Bitcoin has moved well beyond its origins as a speculative asset. For a growing segment of digitally engaged users, it has become a practical tool for making purchases, accessing services, and moving value across borders without relying on traditional banking infrastructure. The shift is gradual — but it’s real, and it’s reshaping expectations in some surprisingly concrete ways.
The niches where Bitcoin genuinely excels tend to share a few traits: speed matters, geography creates friction, and users want control over their own funds. That combination shows up across gaming ecosystems, streaming services, developer tooling, and entertainment platforms. Here’s how the change is actually playing out.
From Wallets to Everyday Digital Payments
Everyday Bitcoin spending remains modest in absolute terms, but the infrastructure supporting it has grown significantly. The global cryptocurrency payment apps market was valued at around $0.56 billion USD in 2024 and is projected to reach $2.4 billion by 2033 — reflecting a compound annual growth rate of roughly 17.8% across that period.
For tech users specifically, Bitcoin’s appeal in this context often comes down to cross-border access. Paying for a VPN subscription, domain registration, or cloud storage plan through Bitcoin can bypass the friction of regional card restrictions or currency conversion fees. Web3 wallets and payment APIs are steadily making this process smoother, allowing small purchases to settle without the overhead that traditional merchant accounts require.
In-App Crypto Spending and Gaming Specifics
Gaming has been one of the most receptive environments for Bitcoin adoption. Players who earn digital assets through tournaments, creator programs, or secondary markets can increasingly spend those assets directly on in-game currencies, premium passes, and downloadable content — without cashing out to fiat first. This creates a more self-contained digital economy that keeps value circulating within ecosystems.
The same logic applies to entertainment platforms more broadly. NFT marketplaces let players buy, sell and trade in-game assets using crypto wallets without touching fiat rails. Play-to-earn platforms distribute token rewards that can be spent directly on upgrades, skins, and season passes within the same ecosystem. Crypto tipping on streaming platforms like Twitch allows fans to support creators instantly across borders. In iGaming, platforms offering the best instant withdrawal Bitcoin casinos compete heavily on transaction speed and minimal friction, pushing the entire category toward faster, more user-friendly payout standards. That competitive pressure is quietly influencing expectations in adjacent gaming and entertainment sectors too.
Streaming, Subscriptions, and Borderless Transactions
Streaming services and subscription platforms have been slower to adopt Bitcoin than gaming environments, but momentum is building. For international users, Bitcoin offers a way to access subscriptions without holding a locally accepted payment card — a meaningful advantage in markets where banking access is uneven. Globally, an estimated 560 million people owned some form of digital currency in 2024, according to Triple-A ownership data, which signals a large potential user base ready to spend crypto on digital content.

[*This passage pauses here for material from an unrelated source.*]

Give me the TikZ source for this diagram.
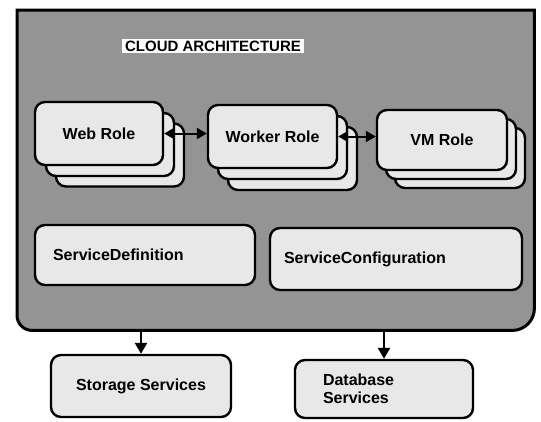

Micropayments are another dimension worth watching. Pay-per-use models — think tipping a creator, unlocking a single article, or paying for one API call — become more economically viable with crypto rails, where transaction overhead is lower than with card networks. Bitcoin’s settlement properties make it genuinely useful here, even if mainstream adoption in this space is still emerging.
Instant Payouts in Online Casino Platforms
Nowhere is Bitcoin’s impact on digital spending more tangible than in online casino platforms. The combination of pseudonymity, near-instant settlement, and no banking intermediaries makes Bitcoin a natural fit for this environment. Crypto gambling generated an estimated $81.4 billion USD in gross gaming revenue in 2024, according to a SurgeNCE industry report — a figure roughly five times higher than 2022 levels and larger than the entire US legal online gambling market.
These platforms have effectively demonstrated what frictionless digital payments can look like in practice. Withdrawals processed in minutes rather than days, low fees, and support for small, frequent transactions have set a benchmark that users increasingly carry into their expectations elsewhere online.
What This Shift Means for Tech Consumers
Bitcoin’s expanding role in digital spending comes with real responsibilities for users. Because the IRS treats cryptocurrency as property, every transaction — including spending Bitcoin on software or subscriptions — can trigger a taxable event. Many wallets now include reporting tools to help users track this, but the complexity still demands a degree of financial awareness that casual users may not have.
That awareness gap is real. Research from the OECD’s digital literacy report found that only 29% of adults across 39 economies met minimum digital financial literacy thresholds in 2023. For Bitcoin to fulfill its potential as a genuine spending tool rather than a speculative asset, closing that gap is just as important as building better payment infrastructure. The technology is ready — the question is whether users are prepared to use it well.